A jornalista teve como opção migrar para linhas mais caras, mas desistiu do negócio (veja depoimento). “A linha SBPE é bem mais cara que a pró-cotista”, afirma o professor da St Paul Escola de Negócios, Maurício Godoi.
Segundo a Caixa, os juros da pró-cotista variavam de 7,85% a 8,85% ao ano e os do SBPE, de 10,25% a 11%. Uma simulação feita por A Tribuna aponta que a prestação inicial ficaria até 50% mais cara para quem trocasse a pró-cotista pelo SBPE.

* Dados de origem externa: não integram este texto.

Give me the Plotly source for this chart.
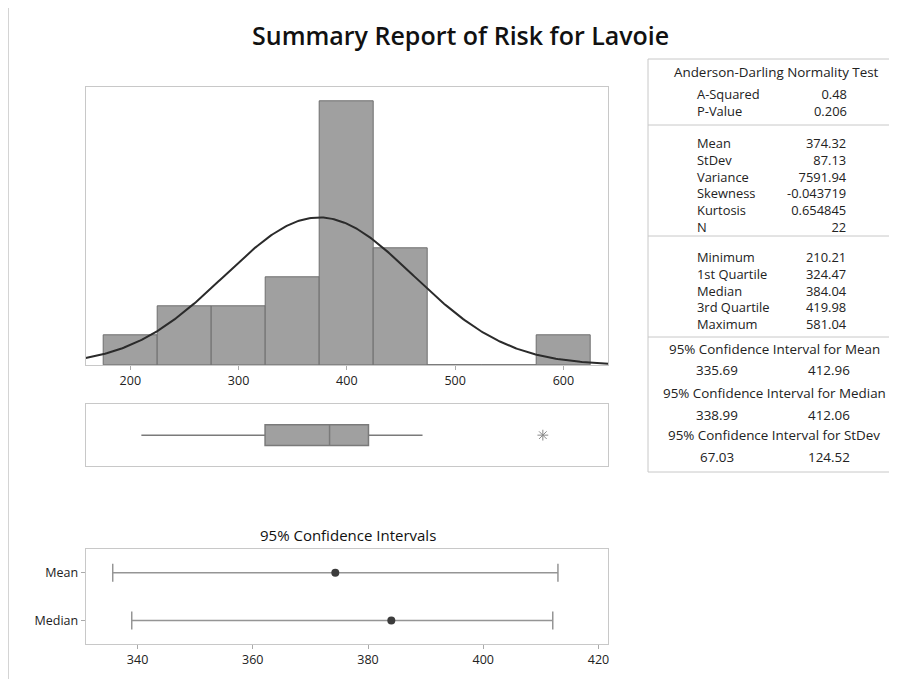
import numpy as np
import plotly.graph_objects as go

# ---------------- data ----------------
bin_centers = [200, 250, 300, 350, 400, 450, 500, 550, 600]
bin_counts = [1, 2, 2, 3, 9, 4, 0, 0, 1]
bin_width = 50

n_obs = 22
mean_val = 374.32
stdev_val = 87.13

box_q1 = 324.47
box_median = 384.04
box_q3 = 419.98
box_low_whisker = 210.21
box_high_whisker = 469.9
box_outliers = [581.04]

ci_labels = ["Mean", "Median"]
ci_centers = [374.32, 384.04]
ci_lower = [335.69, 338.99]
ci_upper = [412.96, 412.06]

ad_labels = ["A-Squared", "P-Value"]
ad_values = ["0.48", "0.206"]
moment_labels = ["Mean", "StDev", "Variance", "Skewness", "Kurtosis", "N"]
moment_values = ["374.32", "87.13", "7591.94", "-0.043719", "0.654845", "22"]
quant_labels = ["Minimum", "1st Quartile", "Median", "3rd Quartile", "Maximum"]
quant_values = ["210.21", "324.47", "384.04", "419.98", "581.04"]
ci_titles = ["95% Confidence Interval for Mean",
             "95% Confidence Interval for Median",
             "95% Confidence Interval for StDev"]
ci_low_text = ["335.69", "338.99", "67.03"]
ci_high_text = ["412.96", "412.06", "124.52"]

hist_ticks = [200, 300, 400, 500, 600]
ci_ticks = [340, 360, 380, 400, 420]

# ---------------- geometry helpers ----------------
OFF = 8  # page body margin
W, H = 897 - OFF, 679 - OFF
def px(x):
    return (x - OFF) / W
def py(y):
    return 1 - (y - OFF) / H

FONT = "Open Sans"
GRID = "#c8c8c8"
TXT = "#222222"

fig = go.Figure()

# histogram
fig.add_trace(go.Bar(x=bin_centers, y=bin_counts, width=bin_width,
                     marker=dict(color="#a0a0a0", line=dict(color="#6e6e6e", width=1)),
                     xaxis="x", yaxis="y", showlegend=False, hoverinfo="skip"))

xs = np.linspace(158.8, 641.5, 300)
ys = n_obs * bin_width * np.exp(-0.5 * ((xs - mean_val) / stdev_val) ** 2) / (stdev_val * np.sqrt(2 * np.pi))
fig.add_trace(go.Scatter(x=xs, y=ys, mode="lines", line=dict(color="#2b2b2b", width=2),
                         xaxis="x", yaxis="y", showlegend=False, hoverinfo="skip"))

# box plot
fig.add_trace(go.Box(q1=[box_q1], median=[box_median], q3=[box_q3],
                     lowerfence=[box_low_whisker], upperfence=[box_high_whisker],
                     y=[0], orientation="h", width=1, whiskerwidth=0,
                     fillcolor="#a0a0a0", line=dict(color="#7a7a7a", width=1.5),
                     xaxis="x2", yaxis="y2", showlegend=False, hoverinfo="skip"))
fig.add_trace(go.Scatter(x=box_outliers, y=[0] * len(box_outliers), mode="markers",
                         marker=dict(symbol="asterisk-open", size=9, color="#8a8a8a",
                                     line=dict(color="#8a8a8a", width=1)),
                         xaxis="x2", yaxis="y2", showlegend=False, hoverinfo="skip"))

# confidence intervals
ci_y = [1, 0]
fig.add_trace(go.Scatter(
    x=ci_centers, y=ci_y, mode="markers",
    marker=dict(color="#3c3c3c", size=8),
    error_x=dict(type="data", symmetric=False,
                 array=[u - c for u, c in zip(ci_upper, ci_centers)],
                 arrayminus=[c - l for l, c in zip(ci_lower, ci_centers)],
                 color="#959595", thickness=1.5, width=9),
    xaxis="x3", yaxis="y3", showlegend=False, hoverinfo="skip"))

axis_common = dict(showline=True, mirror=True, linecolor=GRID, linewidth=1,
                   showgrid=False, zeroline=False)

fig.update_layout(
    width=W, height=H, margin=dict(l=0, r=0, t=0, b=0),
    paper_bgcolor="white", plot_bgcolor="white",
    font=dict(family=FONT, size=12, color=TXT),
    bargap=0,
    xaxis=dict(domain=[px(85.7), px(608.3)], range=[158.8, 641.5], anchor="y",
               tickvals=hist_ticks, ticks="outside", ticklen=4, tickcolor="#aaaaaa",
               tickfont=dict(size=12.5, color=TXT), **axis_common),
    yaxis=dict(domain=[py(365), py(87.3)], range=[0, 9.48], anchor="x",
               showticklabels=False, ticks="", **axis_common),
    xaxis2=dict(domain=[px(85.7), px(608.3)], range=[158.8, 641.5], anchor="y2",
                showticklabels=False, ticks="", **axis_common),
    yaxis2=dict(domain=[py(466), py(404.3)], range=[-1.5, 1.5], anchor="x2",
                showticklabels=False, ticks="", **axis_common),
    xaxis3=dict(domain=[px(85.7), px(608.3)], range=[331.0, 421.7], anchor="y3",
                tickvals=ci_ticks, ticks="outside", ticklen=4, tickcolor="#aaaaaa",
                tickfont=dict(size=12.5, color=TXT), **axis_common),
    yaxis3=dict(domain=[py(644.3), py(549.3)], range=[-0.5, 1.49], anchor="x3",
                tickvals=ci_y, ticktext=ci_labels, ticks="outside", ticklen=4,
                tickcolor="#aaaaaa", tickfont=dict(size=12.5, color=TXT), **axis_common),
)

ann = []
# main title
ann.append(dict(text="Summary Report of Risk for Lavoie", x=px(460), y=py(35),
                font=dict(size=25, color="#111111", family=FONT, weight=600)))
# CI title
ann.append(dict(text="95% Confidence Intervals", x=px(348), y=py(535),
                font=dict(size=15, color="#111111", family=FONT)))

# table
LBL_X = 695
VAL_X = 849
TSZ = 13.4
BSZ = 12.9
ann.append(dict(text="Anderson-Darling Normality Test", x=px(776), y=py(72.5),
                font=dict(size=TSZ, color=TXT)))

def block(labels, values, yc):
    ann.append(dict(text="<br>".join(labels), x=px(LBL_X), y=py(yc), xanchor="left",
                    align="left", font=dict(size=BSZ, color=TXT)))
    ann.append(dict(text="<br>".join(values), x=px(VAL_X), y=py(yc), xanchor="right",
                    align="right", font=dict(size=BSZ, color=TXT)))

block(ad_labels, ad_values, 102.6)
block(moment_labels, moment_values, 185.4)
block(quant_labels, quant_values, 290.5)

for title, lo, hi, (yt, yv) in zip(ci_titles, ci_low_text, ci_high_text,
                                   [(349, 370), (392.5, 415), (435, 457.3)]):
    ann.append(dict(text=title, x=px(774), y=py(yt), font=dict(size=TSZ, color=TXT)))
    ann.append(dict(text=lo, x=px(717), y=py(yv), font=dict(size=TSZ, color=TXT)))
    ann.append(dict(text=hi, x=px(829), y=py(yv), font=dict(size=TSZ, color=TXT)))

for a in ann:
    a.update(xref="paper", yref="paper", showarrow=False)
    a.setdefault("xanchor", "center")
    a["yanchor"] = "middle"
fig.update_layout(annotations=ann)

# decorative frames
shapes = []
shapes.append(dict(type="line", x0=px(8.5), x1=px(8.5), y0=0, y1=1, line=dict(color="#d4d4d4", width=1)))
TL, TT, TB = 648, 59, 472
shapes.append(dict(type="line", x0=px(TL), x1=px(TL), y0=py(TB), y1=py(TT), line=dict(color=GRID, width=1)))
for yy in [TT, 125, 236, 337, TB]:
    shapes.append(dict(type="line", x0=px(TL), x1=1, y0=py(yy), y1=py(yy), line=dict(color=GRID, width=1)))
for s in shapes:
    s.update(xref="paper", yref="paper")
fig.update_layout(shapes=shapes)

fig.write_html("out.html")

“A linha acabou, pois o orçamento para o ano já está dado”, diz o vice-presidente de Habitação do Sindicato da Indústria da Construção do Estado (Sinduscon), Ronaldo Cury. “O mercado vai continuar a produzir e vender, mas o cobertor é curto e faltará dinheiro”.
Ranking
O crédito imobiliário está concentrado na Caixa Econômica Federal, mas, segundo o vice-presidente de Habitação do Sinduscon, Ronaldo Cury, a liderança já foi maior – caiu de 80% para 60% do mercado. O banco estatal opera praticamente sozinho com o FGTS, mas enfrenta a concorrência do setor privado no financiamento com recursos da caderneta de poupança. Conforme a Abecip, de janeiro a abril, a Caixa movimentou 42% dessa modalidade. Em seguida, aparecem Itaú Unibanco (19,9%), Bradesco (19,5%), Santander (10,5%) e Banco do Brasil (3,8%). De acordo com especialistas, o desinteresse dos bancos privados pelo FGTS está ligado ao spread (diferença entre o que pagam para captar dinheiro e cobram para emprestar) baixo, com uma margem de lucro bem reduzida.
Respostas
Procurada por A Tribuna, a Caixa diz que a linha pró-cotista tem orçamento previsto para este ano de R$ 6 bilhões. “Os recursos disponibilizados para a referida linha já foram utilizados”, diz a nota do banco. Já o Ministério das Cidades, responsável pelos investimentos na habitação, não dá a linha como encerrada para este ano. A pasta afirma que para o exercício de 2017 foram “inicialmente” disponibilizados R$ 5 bilhões à pró-cotista, com suplemento de R$ 2,54 bilhões em maio (este valor também já acabou, segundo o mercado). Perguntada se pode destinar mais recursos à linha, a pasta não respondeu diretamente: “por fim, informamos que até o presente momento não recebemos novo pedido de suplementação de recursos”.